What the advocates fail to acknowledge is that minimum wage workers with families to support are already eligible to receive a financial boost under a national programme called the earned income tax credit. This programme, instituted in 1975 and expanded since then, paid benefits to 27.5 million low-income workers in 2014. (That same year, only three million workers fell to or below the federal minimum wage, so the credit also helped millions of other low-wage workers.) Technically, such payments are classified as "refundable tax credits", paid to qualifying workers when they file their annual income tax returns.
Take, as an example, a single mother in New York supporting herself and two children, earning US$9 an hour (the current state minimum) and working 2,000 hours a year. She is entitled to an annual income supplement of up to US$5,572, which would bring her combined income to US$23,572, the equivalent of earning US$11.79 an hour. If she had three children, the earned income tax credit would further raise her total income by as much as US$697, to US$24,269, equal to an hourly wage of US$12.13. (These income supplements will be larger in future years because the tax credit is indexed to inflation.) If her household had other sources of income, the credit would be proportionately less; or if she had no dependants at all and was under 25, she would be ineligible.

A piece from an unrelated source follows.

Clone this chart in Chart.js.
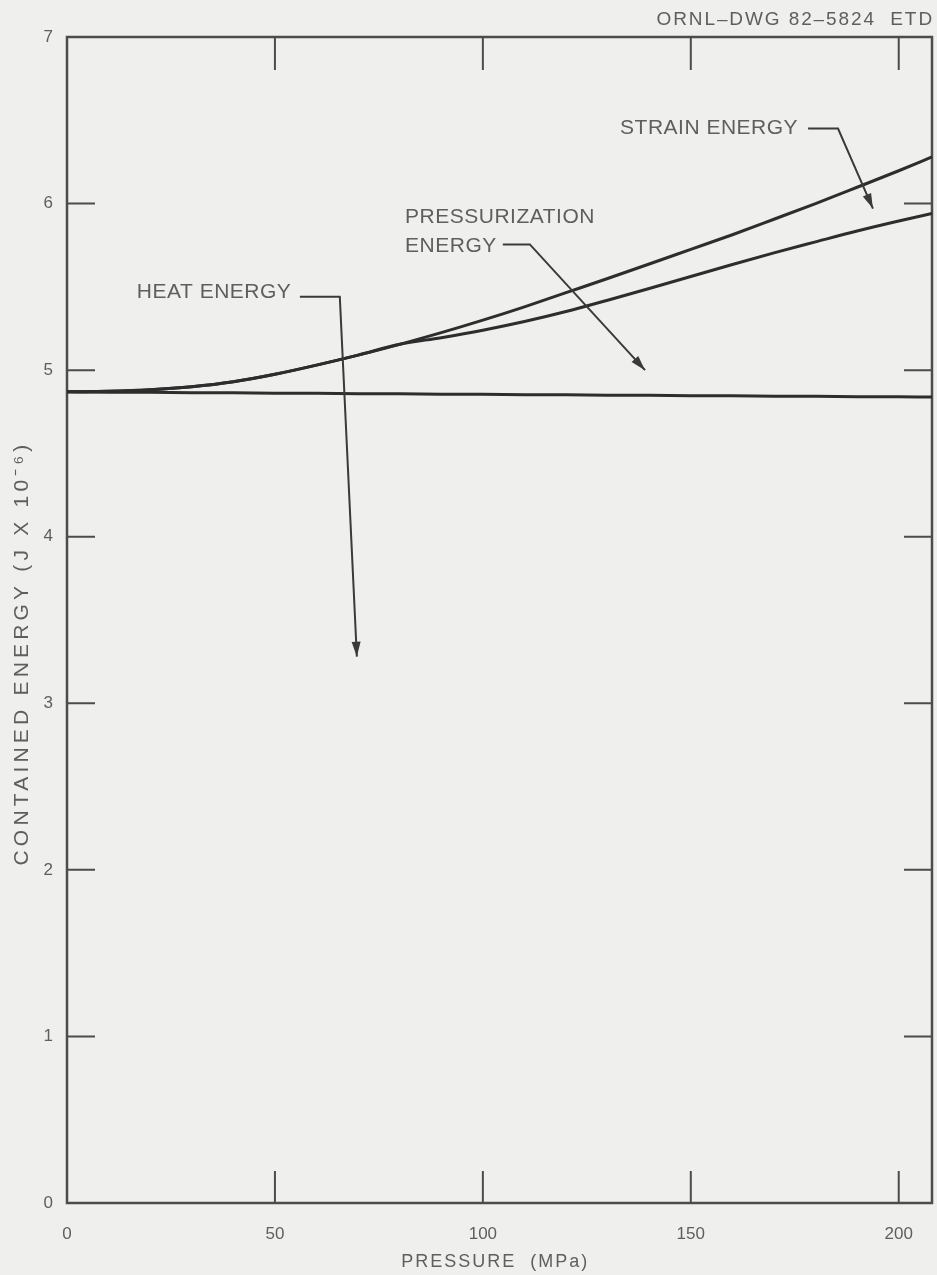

That is the beauty of the tax credit; it helps low-skilled workers in proportion to their household need, taking pressure off the minimum wage as the only guarantor of a "living wage". The credit thus performs a crucial function in a national labour market where one size most definitely does not fit all, a labour market that is enormously varied by region, by employers' needs, by workers' skills and by the potential for jobs to be replaced by technology. By allowing wages to reflect local economic and industry conditions, the earned income tax credit makes it possible for all unskilled workers to have jobs - including those not eligible for the credit, like teenagers, single young adults or semi-retired older people, who would otherwise be priced out of the labour market by an unrealistically high minimum wage.
There is, however, one crucial aspect of the tax credit: You have to be working to receive it. Economists disagree as to how many low-income jobs will be lost when the minimum wage is raised, but many concur that if it is pushed too high - as compared with a region's current prevailing wage - there will be job losses, and they might be considerable.

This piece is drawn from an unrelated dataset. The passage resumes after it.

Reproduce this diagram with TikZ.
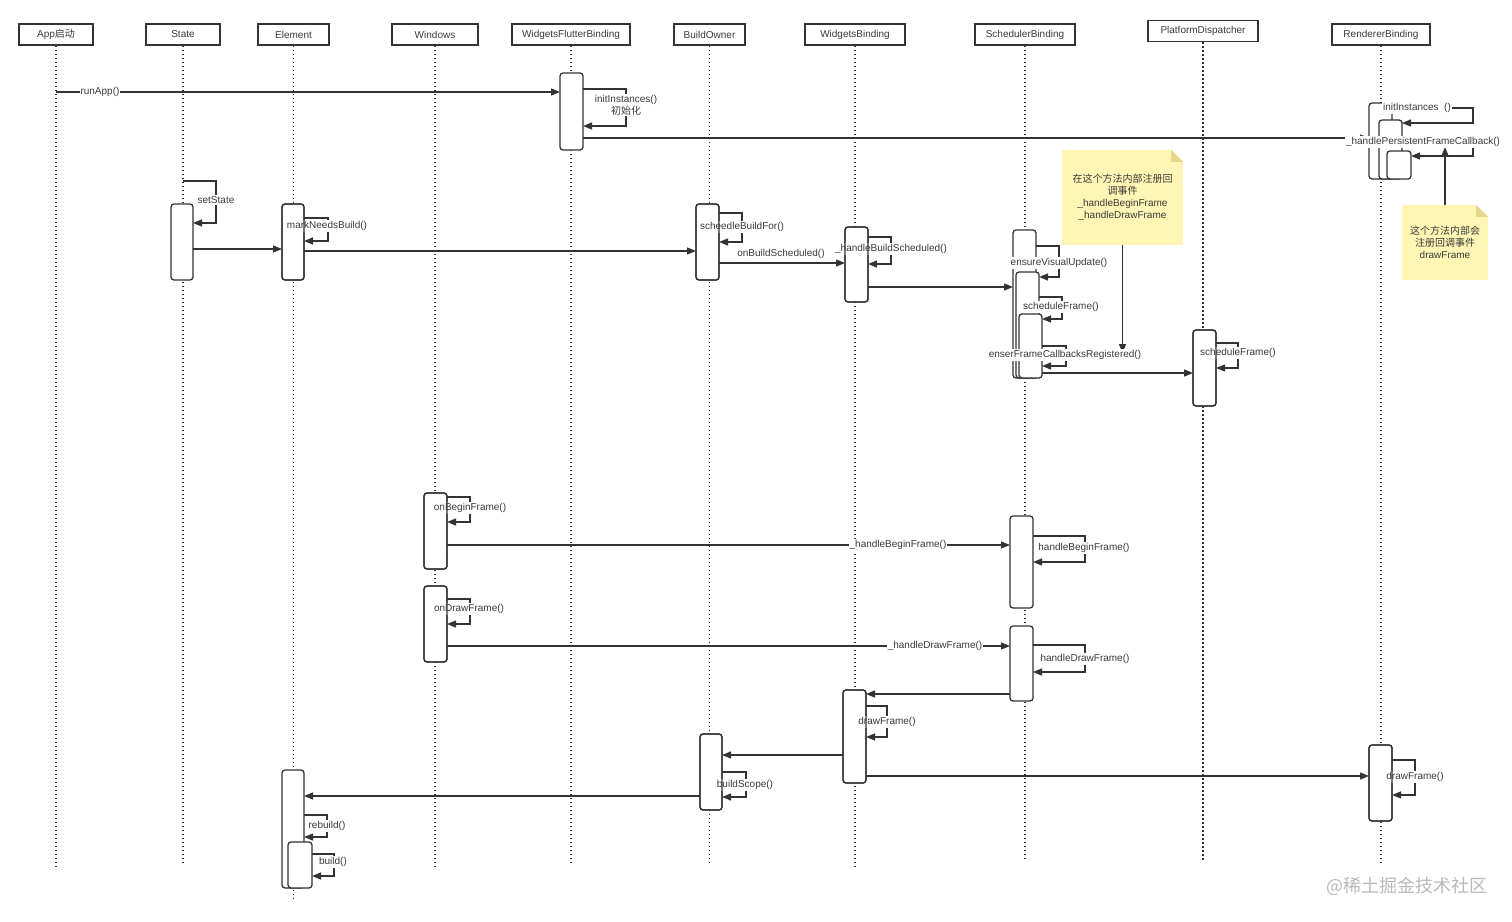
\documentclass[tikz,border=0pt]{standalone}
\usepackage{fontspec}
\setmainfont{Liberation Sans}
\newfontfamily\cjk{Noto Sans CJK SC}
\usetikzlibrary{arrows.meta,fit}
\definecolor{ln}{HTML}{333333}
\definecolor{tx}{HTML}{3A3A3A}
\definecolor{noteY}{HTML}{FFF5B4}
\definecolor{noteF}{HTML}{E6D98C}
\begin{document}
\begin{tikzpicture}[x=1pt,y=-1pt,font=\fontsize{10}{12}\selectfont,
  hdr/.style={draw=ln,line width=1.6pt,minimum height=21pt,inner sep=2pt,text=tx,fill=white},
  life/.style={ln,line width=1.4pt,dash pattern=on 1.4pt off 2.6pt},
  act/.style={draw=ln,fill=white,line width=1.3pt,rounded corners=3pt,inner sep=0pt,outer sep=0pt},
  actline/.style={draw=ln,line width=1.3pt,rounded corners=3pt},
  msg/.style={ln,line width=1.3pt,-{Triangle[length=9pt,width=7pt]}},
  lbl/.style={fill=white,inner sep=1pt,text=tx,align=center},
  note/.style={fill=noteY,inner sep=0pt,align=center,text=tx}]
\useasboundingbox (0,0) rectangle (1512,921);
\fill[white] (0,0) rectangle (1512,921);

% headers
\node[hdr,minimum width=74pt] (hApp) at (56,34.5) {App{\cjk 启动}};
\node[hdr,minimum width=74pt] (hState) at (183,34.5) {State};
\node[hdr,minimum width=71pt] (hEl) at (293.5,34.5) {Element};
\node[hdr,minimum width=86pt] (hWin) at (435,34.5) {Windows};
\node[hdr,minimum width=118pt] (hWfb) at (571,34.5) {WidgetsFlutterBinding};
\node[hdr,minimum width=71pt] (hBo) at (709.5,34.5) {BuildOwner};
\node[hdr,minimum width=100pt] (hWb) at (855,34.5) {WidgetsBinding};
\node[hdr,minimum width=100pt] (hSc) at (1025,34.5) {SchedulerBinding};
\node[hdr,minimum width=110pt] (hPd) at (1203,31) {PlatformDispatcher};
\node[hdr,minimum width=98pt] (hRb) at (1381,34.5) {RendererBinding};

% lifelines
\draw[life] (hApp.south) -- (hApp.south |- 0,868);
\draw[life] (hState.south) -- (hState.south |- 0,864);
\draw[life] (hEl.south) -- (hEl.south |- 0,900);
\draw[life] (hWin.south) -- (hWin.south |- 0,868);
\draw[life] (hWfb.south) -- (hWfb.south |- 0,864);
\draw[life] (hBo.south) -- (hBo.south |- 0,864);
\draw[life] (hWb.south) -- (hWb.south |- 0,868);
\draw[life] (hSc.south) -- (hSc.south |- 0,858);
\draw[life] (hPd.south) -- (hPd.south |- 0,862);
\draw[life] (hRb.south) -- (hRb.south |- 0,865);

% activation boxes
\node[act,fit={(560,73) (583,150)}] (wfb1) {};
\node[act,fit={(1369,103) (1392,179)}] (r1) {};
\node[act,fit={(1379,120) (1402,179)}] (r2) {};
\node[act,fit={(1387,151) (1411,179)}] (r3) {};
\node[act,fit={(171,204) (193,280)}] (st1) {};
\node[act,fit={(282,204) (304,280)}] (el1) {};
\node[act,fit={(696,204) (719,280)}] (bo1) {};
\node[act,fit={(845,227) (868,302)}] (wb1) {};
\node[act,fit={(1013,230) (1036,378)}] (sc1) {};
\node[act,fit={(1016,272) (1039,378)}] (sc2) {};
\node[act,fit={(1019,314) (1042,378)}] (sc3) {};
\node[act,fit={(1193,330) (1216,406)}] (pd1) {};
\node[act,fit={(424,493) (447,569)}] (wn1) {};
\node[act,fit={(424,586) (447,662)}] (wn2) {};
\node[act,fit={(1010,516) (1033,608)}] (sc4) {};
\node[act,fit={(1010,626) (1033,701)}] (sc5) {};
\node[act,fit={(843,690) (866,783)}] (wb2) {};
\node[act,fit={(700,734) (722,810)}] (bo2) {};
\node[act,fit={(1369,745) (1392,821)}] (rd4) {};
\node[act,fit={(282,770) (304,888)}] (el2) {};
\node[act,fit={(288,842) (312,888)}] (el3) {};

% notes
\node[note,minimum width=121pt,minimum height=95pt] (n1) at (1122.5,197.5)
  {{\cjk 在这个方法内部注册回}\\{\cjk 调事件}\\\_handleBeginFrame\\\_handleDrawFrame};
\fill[white] (n1.north east) -- ++(-12,0) -- ++(12,12) -- cycle;
\fill[noteF] (n1.north east) ++(-12,0) -- ++(0,12) -- ++(12,0) -- cycle;
\node[note,minimum width=86pt,minimum height=75pt] (n2) at (1445,242.5)
  {{\cjk 这个方法内部会}\\{\cjk 注册回调事件}\\drawFrame};
\fill[white] (n2.north east) -- ++(-12,0) -- ++(12,12) -- cycle;
\fill[noteF] (n2.north east) ++(-12,0) -- ++(0,12) -- ++(12,0) -- cycle;

% messages
\draw[msg] (hApp.south |- 0,92) -- (wfb1.west |- 0,92);
\draw[msg] (wfb1.east |- 0,89) -| (626,126) -- (wfb1.east |- 0,126);
\draw[msg] (wfb1.east |- 0,138) -- (r1.west |- 0,138);
\draw[msg] (r1.east |- 0,108) -| (1473,123) -- (r2.east |- 0,123);
\draw[msg] (r2.east |- 0,138) -| (1473,156) -- (r3.east |- 0,156);
\draw[msg] (n2.north) -- (n2.north |- 0,147);

\draw[msg] (hState.south |- 0,181) -| (216,223) -- (st1.east |- 0,223);
\draw[msg] (st1.east |- 0,249) -- (el1.west |- 0,249);
\draw[msg] (el1.east |- 0,218) -| (328,241) -- (el1.east |- 0,241);
\draw[msg] (el1.east |- 0,251) -- (bo1.west |- 0,251);
\draw[msg] (bo1.east |- 0,213) -| (742,242) -- (bo1.east |- 0,242);
\draw[msg] (bo1.east |- 0,263) -- (wb1.west |- 0,263);
\draw[msg] (wb1.east |- 0,237) -| (891,264) -- (wb1.east |- 0,264);
\draw[msg] (wb1.east |- 0,287) -- (sc1.west |- 0,287);
\draw[msg] (sc1.east |- 0,246) -| (1059,277) -- (sc2.east |- 0,277);
\draw[msg] (sc2.east |- 0,297) -| (1062,319) -- (sc3.east |- 0,319);
\draw[msg] (sc3.east |- 0,346) -| (1066,366) -- (sc3.east |- 0,366);
\draw[msg] (sc3.east |- 0,373) -- (pd1.west |- 0,373);
\draw[msg] (pd1.east |- 0,343) -| (1238,368) -- (pd1.east |- 0,368);
\draw[msg] (n1.south) -- (n1.south |- 0,353);

\draw[msg] (wn1.east |- 0,497) -| (470,522) -- (wn1.east |- 0,522);
\draw[msg] (wn1.east |- 0,545) -- (sc4.west |- 0,545);
\draw[msg] (wn2.east |- 0,599) -| (470,624) -- (wn2.east |- 0,624);
\draw[msg] (wn2.east |- 0,646) -- (sc5.west |- 0,646);
\draw[msg] (sc4.east |- 0,536) -| (1085,562) -- (sc4.east |- 0,562);
\draw[msg] (sc5.east |- 0,645) -| (1085,672) -- (sc5.east |- 0,672);
\draw[msg] (sc5.west |- 0,694) -- (wb2.east |- 0,694);
\draw[msg] (wb2.east |- 0,706) -| (887,737) -- (wb2.east |- 0,737);
\draw[msg] (wb2.west |- 0,755) -- (bo2.east |- 0,755);
\draw[msg] (wb2.east |- 0,776) -- (rd4.west |- 0,776);
\draw[msg] (bo2.east |- 0,772) -| (746,797) -- (bo2.east |- 0,797);
\draw[msg] (bo2.west |- 0,796) -- (el2.east |- 0,796);
\draw[msg] (rd4.east |- 0,760) -| (1415,795) -- (rd4.east |- 0,795);
\draw[msg] (el2.east |- 0,815) -| (327,837) -- (el2.east |- 0,837);
\draw[msg] (el3.east |- 0,854) -| (334,876) -- (el3.east |- 0,876);

% labels
\node[lbl] (tRun) at (100,92) {runApp()};
\node[lbl] (tInit) at (626,105) {initInstances()\\{\cjk 初始化}};
\node[lbl] (tRInit) at (1417,108) {initInstances\ \ ()};
\node[lbl] (tHpf) at (1423,142) {\_handlePersistentFrameCallback()};
\node[lbl] (tSet) at (216,200) {setState};
\node[lbl] (tMark) at (327,226) {markNeedsBuild()};
\node[lbl] (tSbf) at (742,227) {scheedleBuildFor()};
\node[lbl] (tObs) at (781,254) {onBuildScheduled()};
\node[lbl] (tHbs) at (891,249) {\_handleBuildScheduled()};
\node[lbl] (tEvu) at (1059,263) {ensureVisualUpdate()};
\node[lbl] (tSf1) at (1061,307) {scheduleFrame()};
\node[lbl] (tEfc) at (1065,355) {enserFrameCallbacksRegistered()};
\node[lbl] (tSf2) at (1238,353) {scheduleFrame()};
\node[lbl] (tObf) at (470,508) {onBeginFrame()};
\node[lbl] (tOdf) at (469,609) {onDrawFrame()};
\node[lbl] (tHbf) at (898,545) {\_handleBeginFrame()};
\node[lbl] (tHdf) at (935,646) {\_handleDrawFrame()};
\node[lbl] (tHbf2) at (1084,548) {handleBeginFrame()};
\node[lbl] (tHdf2) at (1085,659) {handleDrawFrame()};
\node[lbl] (tDf1) at (887,722) {drawFrame()};
\node[lbl] (tBs) at (745,785) {buildScope()};
\node[lbl] (tDf2) at (1415,777) {drawFrame()};
\node[lbl] (tRb) at (327,826) {rebuild()};
\node[lbl] (tB) at (333,862) {build()};

% re-stroke box outlines over labels
\foreach \b in {bo1,wb1,el1,pd1,wn1,wn2,wb2,bo2,rd4}
  \draw[actline] (\b.south west) rectangle (\b.north east);

% watermark
\node[text=gray!55,font=\cjk\fontsize{18}{20}\selectfont] (wm) at (1407,886) {@稀土掘金技术社区};
\end{tikzpicture}
\end{document}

One of the more conservative estimates, issued by the Congressional Budget Office in 2014, projected that 500,000 jobs could be lost if the federal minimum wage were raised to US$10.10 (the level then recommended by President Barack Obama), though it acknowledged the losses could be lower. By my estimation, based on a model of the national labour market developed by Dr Jonathan Meer of Texas A&M University and Dr Jeremy West of the Massachusetts Institute of Technology, raising the minimum wage to US$15 could reduce the total number of jobs nationally by three million to five million.

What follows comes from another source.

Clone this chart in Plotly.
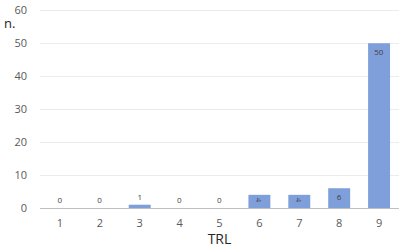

Regardless of the magnitude of job cuts caused by a minimum wage increase, all the workers who lost jobs as a result would be ineligible for the earned income tax credit. In most states they would receive unemployment insurance for up to 26 weeks at a level well below their former earnings; after that, their income would fall to zero. And if the local minimum wage was now too high to justify hiring of low or marginally skilled workers, their chances for re-employment would be slimmer.
To the extent that advocates of outsize minimum-wage increases succeed - as they already have in some states and localities - they are likely to visit grievous harm on some of the very individuals and families they claim to be helping. By blithely discounting the economic realities of the labour market in many parts of the country, the proponents of such increases risk putting millions of Americans in low-skilled jobs out of work, thus making them ineligible for the tax credit and possibly in danger of destitution.
Rather than playing a kind of economic Russian roulette with the least secure workers, these advocates should try to make the tax credit more effective. The credit happens to be an income-support programme with bipartisan backing. The President and members of Congress from both parties, including House Speaker Paul Ryan, have proposed reforms that would extend eligibility to childless individuals over 21 and raise stipend levels.
Another reform being suggested would distribute some or all of the income supplement in an eligible person's pay cheque rather than as a lump sum at the end of the tax year. Joining in such initiatives to strengthen the programme is by far the best way to help America's low-wage workers.
NEW YORK TIMES
Peter D. Salins is a professor of political science at Stony Brook University and a senior fellow at the Manhattan Institute.